Beaulieu-Prévost, Dominic
11-19
Keywords: Statistics , Confidence intervals , Null hypotesis tests
(no sample data)   (Appendix)

For the last 50 years of research in quantitative social sciences, the empirical evaluation of scientific hypotheses has been based on the rejection or not of the null hypothesis. However, more than 300 articles demonstrated that this method was problematic. In summary, null hypothesis testing (NHT) is unfalsifiable, its results depend directly on sample size and the null hypothesis is both improbable and not plausible. Consequently, alternatives to NHT such as confidence intervals (CI) and measures of effect size are starting to be used in scientific publications.

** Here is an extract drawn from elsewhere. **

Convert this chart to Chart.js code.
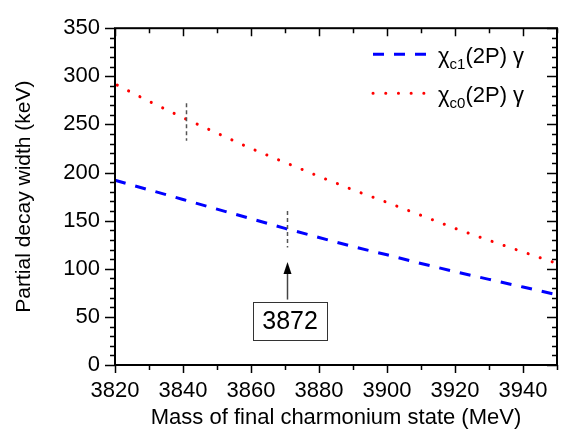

The purpose of this article is, first, to provide the conceptual tools necessary to implement an approach based on confidence intervals, and second, to briefly demonstrate why such an approach is an interesting alternative to an approach based on NHT. As demonstrated in the article, the proposed CI approach avoids most problems related to a NHT approach and can often improve the scientific and contextual relevance of the statistical interpretations by testing range hypotheses instead of a point hypothesis and by defining the minimal value of a substantial effect. The main advantage of such a CI approach is that it replaces the notion of statistical power by an easily interpretable three-value logic (probable presence of a substantial effect, probable absence of a substantial effect and probabilistic undetermination). The demonstration includes a complete example.